▸ **Objective**
Can you output the material exactly as written, minus any pictures it holds?
═══ Collected data
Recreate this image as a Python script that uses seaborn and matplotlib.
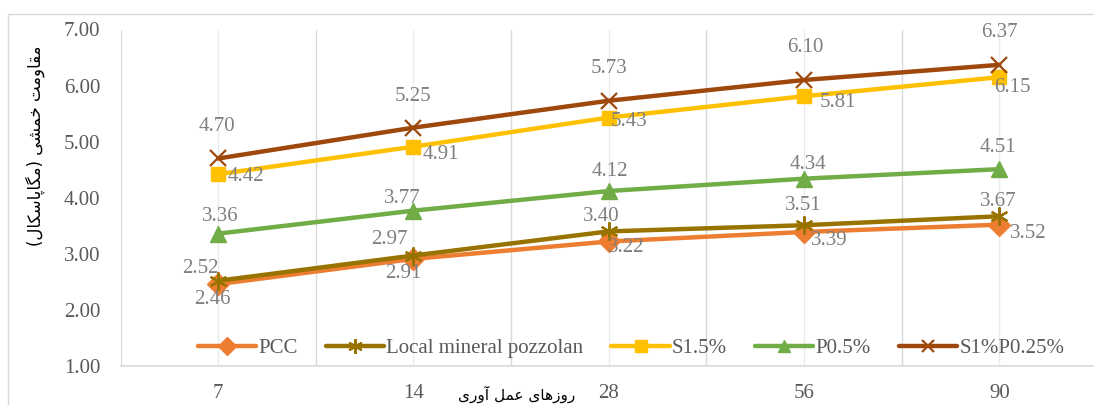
import numpy as np
import pandas as pd
import matplotlib
matplotlib.use("Agg")
import matplotlib.pyplot as plt
from matplotlib.patches import Rectangle
import seaborn as sns

# ---------------- data ----------------
days = ["7", "14", "28", "56", "90"]
series_names = ["PCC", "Local mineral pozzolan", "S1.5%", "P0.5%", "S1%P0.25%"]
pcc = [2.46, 2.91, 3.22, 3.39, 3.52]
local_pozzolan = [2.52, 2.97, 3.40, 3.51, 3.67]
s15 = [4.42, 4.91, 5.43, 5.81, 6.15]
p05 = [3.36, 3.77, 4.12, 4.34, 4.51]
s1p025 = [4.70, 5.25, 5.73, 6.10, 6.37]
yticks = [1, 2, 3, 4, 5, 6, 7]
ylabel_text = "مقاومت خمشی (مگاپاسکال)"
xlabel_text = "روزهای عمل آوری"

values = [pcc, local_pozzolan, s15, p05, s1p025]
df = pd.DataFrame({
    "day": [d for _ in series_names for d in days],
    "value": [v for vals in values for v in vals],
    "series": [n for n in series_names for _ in days],
})

# ---------------- styles ----------------
styles = {
    "PCC": dict(color="#ED7D31", marker="D", ms=11, mew=1.0),
    "Local mineral pozzolan": dict(color="#997300", marker=(6, 2, 0), ms=13, mew=1.6),
    "S1.5%": dict(color="#FFC000", marker="s", ms=10.5, mew=1.0),
    "P0.5%": dict(color="#70AD47", marker="^", ms=11.5, mew=1.0),
    "S1%P0.25%": dict(color="#9E480E", marker="x", ms=11, mew=1.6),
}
# label offsets in pixels (dx right, dy down)
label_offsets = {
    "PCC": [(-6, 16), (-10, 16), (17, 7), (25, 10), (29, 10)],
    "Local mineral pozzolan": [(-18, -11), (-24, -15), (-8, -14), (-1, -19), (-1, -14)],
    "S1.5%": [(28, 3), (27, 9), (20, 5), (34, 7), (13, 11)],
    "P0.5%": [(2, -16), (-11, -11), (1, -19), (4, -13), (-1, -21)],
    "S1%P0.25%": [(-1, -31), (0, -30), (0, -31), (1, -31), (0, -31)],
}

# ---------------- arabic shaping helper ----------------
FORMS = {
    "\u0627": ("\uFE8D", "\uFE8E", None, None),
    "\u0622": ("\uFE81", "\uFE82", None, None),
    "\u0648": ("\uFEED", "\uFEEE", None, None),
    "\u0631": ("\uFEAD", "\uFEAE", None, None),
    "\u0632": ("\uFEAF", "\uFEB0", None, None),
    "\u067E": ("\uFB56", "\uFB57", "\uFB58", "\uFB59"),
    "\u062A": ("\uFE95", "\uFE96", "\uFE97", "\uFE98"),
    "\u062E": ("\uFEA5", "\uFEA6", "\uFEA7", "\uFEA8"),
    "\u0633": ("\uFEB1", "\uFEB2", "\uFEB3", "\uFEB4"),
    "\u0634": ("\uFEB5", "\uFEB6", "\uFEB7", "\uFEB8"),
    "\u0639": ("\uFEC9", "\uFECA", "\uFECB", "\uFECC"),
    "\u0642": ("\uFED5", "\uFED6", "\uFED7", "\uFED8"),
    "\u06A9": ("\uFB8E", "\uFB8F", "\uFB90", "\uFB91"),
    "\u0643": ("\uFB8E", "\uFB8F", "\uFB90", "\uFB91"),
    "\u06AF": ("\uFB92", "\uFB93", "\uFB94", "\uFB95"),
    "\u0644": ("\uFEDD", "\uFEDE", "\uFEDF", "\uFEE0"),
    "\u0645": ("\uFEE1", "\uFEE2", "\uFEE3", "\uFEE4"),
    "\u0647": ("\uFEE9", "\uFEEA", "\uFEEB", "\uFEEC"),
    "\u06CC": ("\uFBFC", "\uFBFD", "\uFBFE", "\uFBFF"),
    "\u064A": ("\uFBFC", "\uFBFD", "\uFBFE", "\uFBFF"),
    "\u0649": ("\uFBFC", "\uFBFD", "\uFBFE", "\uFBFF"),
}


def shape_rtl(s):
    chars = list(s)
    out = []
    for i, c in enumerate(chars):
        if c not in FORMS:
            out.append(c)
            continue
        prev = chars[i - 1] if i > 0 else None
        nxt = chars[i + 1] if i + 1 < len(chars) else None
        f = FORMS[c]
        jp = prev in FORMS and FORMS[prev][2] is not None
        jn = f[2] is not None and nxt in FORMS
        if jp and jn:
            g = f[3]
        elif jp:
            g = f[1]
        elif jn:
            g = f[2]
        else:
            g = f[0]
        out.append(g)
    vis = "".join(reversed(out))
    return vis.translate(str.maketrans("()", ")("))


# ---------------- figure ----------------
sns.set_style("white")
plt.rcParams["font.family"] = ["Liberation Serif", "DejaVu Sans"]

W, H = 1094, 405
fig = plt.figure(figsize=(W / 100, H / 100), dpi=100)
ax = fig.add_axes([120.5 / W, 1 - 366 / H, 976.5 / W, (366 - 29.5) / H])

for name in series_names:
    st = styles[name]
    sub = df[df["series"] == name]
    sns.lineplot(data=sub, x="day", y="value", ax=ax, sort=False,
                 color=st["color"], linewidth=3.2, marker=st["marker"],
                 markersize=st["ms"], markeredgecolor=st["color"],
                 markerfacecolor=st["color"], markeredgewidth=st["mew"],
                 label=name, solid_capstyle="round", solid_joinstyle="round")

for name, vals in zip(series_names, values):
    for i, v in enumerate(vals):
        dx, dy = label_offsets[name][i]
        ax.annotate(f"{v:.2f}", xy=(i, v), xytext=(dx, -dy + 1),
                    textcoords="offset pixels", ha="center", va="center",
                    fontsize=15, color="#7F7F7F", zorder=5)

ax.set_xlim(-0.5, len(days) - 0.5)
ax.set_ylim(1, 7)
ax.set_yticks(yticks)
ax.set_yticklabels([f"{t:.2f}" for t in yticks])
ax.set_xticks(range(len(days)))
ax.set_xticklabels(days)
ax.set_xticks(np.arange(-0.5, len(days), 1.0), minor=True)
ax.grid(which="major", axis="x", color="#EBEBEB", lw=1.0)
ax.grid(which="minor", axis="x", color="#D9D9D9", lw=1.0)
ax.grid(axis="y", visible=False)
ax.set_axisbelow(True)
ax.tick_params(which="both", length=0)
ax.tick_params(axis="y", pad=14.5, labelsize=15, labelcolor="#595959")
ax.tick_params(axis="x", pad=13, labelsize=15, labelcolor="#595959")
for sp in ["top", "right", "left"]:
    ax.spines[sp].set_visible(False)
ax.spines["bottom"].set_color("#D9D9D9")
ax.spines["bottom"].set_linewidth(1.2)
ax.set_xlabel("")
ax.set_ylabel("")

handles, labels = ax.get_legend_handles_labels()
leg = ax.legend(handles, labels, loc="center", bbox_to_anchor=(631 / W, 1 - 348 / H),
                bbox_transform=fig.transFigure, ncol=5, frameon=False,
                fontsize=15, handlelength=2.8, handletextpad=0.1,
                columnspacing=1.35, markerscale=0.8)
for t in leg.get_texts():
    t.set_color("#595959")

# outer chart frame
fig.add_artist(Rectangle((8 / W, -0.5), 2.0, 0.5 + (1 - 14 / H),
                         transform=fig.transFigure, fill=False,
                         edgecolor="#D9D9D9", lw=1.0))

fig.text(35 / W, 1 - 146 / H, shape_rtl(ylabel_text), rotation=90,
         ha="center", va="center", fontsize=12, color="black",
         family=["DejaVu Sans"])
fig.text(517 / W, 1 - 400 / H, shape_rtl(xlabel_text), ha="center",
         va="baseline", fontsize=11, color="black", family=["DejaVu Sans"])

fig.savefig("out.png", dpi=100)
══════
▸ **Expected answer**
Recreate this image as a Python script that uses seaborn and matplotlib.
import numpy as np
import pandas as pd
import matplotlib
matplotlib.use("Agg")
import matplotlib.pyplot as plt
from matplotlib.patches import Rectangle
import seaborn as sns

# ---------------- data ----------------
days = ["7", "14", "28", "56", "90"]
series_names = ["PCC", "Local mineral pozzolan", "S1.5%", "P0.5%", "S1%P0.25%"]
pcc = [2.46, 2.91, 3.22, 3.39, 3.52]
local_pozzolan = [2.52, 2.97, 3.40, 3.51, 3.67]
s15 = [4.42, 4.91, 5.43, 5.81, 6.15]
p05 = [3.36, 3.77, 4.12, 4.34, 4.51]
s1p025 = [4.70, 5.25, 5.73, 6.10, 6.37]
yticks = [1, 2, 3, 4, 5, 6, 7]
ylabel_text = "مقاومت خمشی (مگاپاسکال)"
xlabel_text = "روزهای عمل آوری"

values = [pcc, local_pozzolan, s15, p05, s1p025]
df = pd.DataFrame({
    "day": [d for _ in series_names for d in days],
    "value": [v for vals in values for v in vals],
    "series": [n for n in series_names for _ in days],
})

# ---------------- styles ----------------
styles = {
    "PCC": dict(color="#ED7D31", marker="D", ms=11, mew=1.0),
    "Local mineral pozzolan": dict(color="#997300", marker=(6, 2, 0), ms=13, mew=1.6),
    "S1.5%": dict(color="#FFC000", marker="s", ms=10.5, mew=1.0),
    "P0.5%": dict(color="#70AD47", marker="^", ms=11.5, mew=1.0),
    "S1%P0.25%": dict(color="#9E480E", marker="x", ms=11, mew=1.6),
}
# label offsets in pixels (dx right, dy down)
label_offsets = {
    "PCC": [(-6, 16), (-10, 16), (17, 7), (25, 10), (29, 10)],
    "Local mineral pozzolan": [(-18, -11), (-24, -15), (-8, -14), (-1, -19), (-1, -14)],
    "S1.5%": [(28, 3), (27, 9), (20, 5), (34, 7), (13, 11)],
    "P0.5%": [(2, -16), (-11, -11), (1, -19), (4, -13), (-1, -21)],
    "S1%P0.25%": [(-1, -31), (0, -30), (0, -31), (1, -31), (0, -31)],
}

# ---------------- arabic shaping helper ----------------
FORMS = {
    "\u0627": ("\uFE8D", "\uFE8E", None, None),
    "\u0622": ("\uFE81", "\uFE82", None, None),
    "\u0648": ("\uFEED", "\uFEEE", None, None),
    "\u0631": ("\uFEAD", "\uFEAE", None, None),
    "\u0632": ("\uFEAF", "\uFEB0", None, None),
    "\u067E": ("\uFB56", "\uFB57", "\uFB58", "\uFB59"),
    "\u062A": ("\uFE95", "\uFE96", "\uFE97", "\uFE98"),
    "\u062E": ("\uFEA5", "\uFEA6", "\uFEA7", "\uFEA8"),
    "\u0633": ("\uFEB1", "\uFEB2", "\uFEB3", "\uFEB4"),
    "\u0634": ("\uFEB5", "\uFEB6", "\uFEB7", "\uFEB8"),
    "\u0639": ("\uFEC9", "\uFECA", "\uFECB", "\uFECC"),
    "\u0642": ("\uFED5", "\uFED6", "\uFED7", "\uFED8"),
    "\u06A9": ("\uFB8E", "\uFB8F", "\uFB90", "\uFB91"),
    "\u0643": ("\uFB8E", "\uFB8F", "\uFB90", "\uFB91"),
    "\u06AF": ("\uFB92", "\uFB93", "\uFB94", "\uFB95"),
    "\u0644": ("\uFEDD", "\uFEDE", "\uFEDF", "\uFEE0"),
    "\u0645": ("\uFEE1", "\uFEE2", "\uFEE3", "\uFEE4"),
    "\u0647": ("\uFEE9", "\uFEEA", "\uFEEB", "\uFEEC"),
    "\u06CC": ("\uFBFC", "\uFBFD", "\uFBFE", "\uFBFF"),
    "\u064A": ("\uFBFC", "\uFBFD", "\uFBFE", "\uFBFF"),
    "\u0649": ("\uFBFC", "\uFBFD", "\uFBFE", "\uFBFF"),
}


def shape_rtl(s):
    chars = list(s)
    out = []
    for i, c in enumerate(chars):
        if c not in FORMS:
            out.append(c)
            continue
        prev = chars[i - 1] if i > 0 else None
        nxt = chars[i + 1] if i + 1 < len(chars) else None
        f = FORMS[c]
        jp = prev in FORMS and FORMS[prev][2] is not None
        jn = f[2] is not None and nxt in FORMS
        if jp and jn:
            g = f[3]
        elif jp:
            g = f[1]
        elif jn:
            g = f[2]
        else:
            g = f[0]
        out.append(g)
    vis = "".join(reversed(out))
    return vis.translate(str.maketrans("()", ")("))


# ---------------- figure ----------------
sns.set_style("white")
plt.rcParams["font.family"] = ["Liberation Serif", "DejaVu Sans"]

W, H = 1094, 405
fig = plt.figure(figsize=(W / 100, H / 100), dpi=100)
ax = fig.add_axes([120.5 / W, 1 - 366 / H, 976.5 / W, (366 - 29.5) / H])

for name in series_names:
    st = styles[name]
    sub = df[df["series"] == name]
    sns.lineplot(data=sub, x="day", y="value", ax=ax, sort=False,
                 color=st["color"], linewidth=3.2, marker=st["marker"],
                 markersize=st["ms"], markeredgecolor=st["color"],
                 markerfacecolor=st["color"], markeredgewidth=st["mew"],
                 label=name, solid_capstyle="round", solid_joinstyle="round")

for name, vals in zip(series_names, values):
    for i, v in enumerate(vals):
        dx, dy = label_offsets[name][i]
        ax.annotate(f"{v:.2f}", xy=(i, v), xytext=(dx, -dy + 1),
                    textcoords="offset pixels", ha="center", va="center",
                    fontsize=15, color="#7F7F7F", zorder=5)

ax.set_xlim(-0.5, len(days) - 0.5)
ax.set_ylim(1, 7)
ax.set_yticks(yticks)
ax.set_yticklabels([f"{t:.2f}" for t in yticks])
ax.set_xticks(range(len(days)))
ax.set_xticklabels(days)
ax.set_xticks(np.arange(-0.5, len(days), 1.0), minor=True)
ax.grid(which="major", axis="x", color="#EBEBEB", lw=1.0)
ax.grid(which="minor", axis="x", color="#D9D9D9", lw=1.0)
ax.grid(axis="y", visible=False)
ax.set_axisbelow(True)
ax.tick_params(which="both", length=0)
ax.tick_params(axis="y", pad=14.5, labelsize=15, labelcolor="#595959")
ax.tick_params(axis="x", pad=13, labelsize=15, labelcolor="#595959")
for sp in ["top", "right", "left"]:
    ax.spines[sp].set_visible(False)
ax.spines["bottom"].set_color("#D9D9D9")
ax.spines["bottom"].set_linewidth(1.2)
ax.set_xlabel("")
ax.set_ylabel("")

handles, labels = ax.get_legend_handles_labels()
leg = ax.legend(handles, labels, loc="center", bbox_to_anchor=(631 / W, 1 - 348 / H),
                bbox_transform=fig.transFigure, ncol=5, frameon=False,
                fontsize=15, handlelength=2.8, handletextpad=0.1,
                columnspacing=1.35, markerscale=0.8)
for t in leg.get_texts():
    t.set_color("#595959")

# outer chart frame
fig.add_artist(Rectangle((8 / W, -0.5), 2.0, 0.5 + (1 - 14 / H),
                         transform=fig.transFigure, fill=False,
                         edgecolor="#D9D9D9", lw=1.0))

fig.text(35 / W, 1 - 146 / H, shape_rtl(ylabel_text), rotation=90,
         ha="center", va="center", fontsize=12, color="black",
         family=["DejaVu Sans"])
fig.text(517 / W, 1 - 400 / H, shape_rtl(xlabel_text), ha="center",
         va="baseline", fontsize=11, color="black", family=["DejaVu Sans"])

fig.savefig("out.png", dpi=100)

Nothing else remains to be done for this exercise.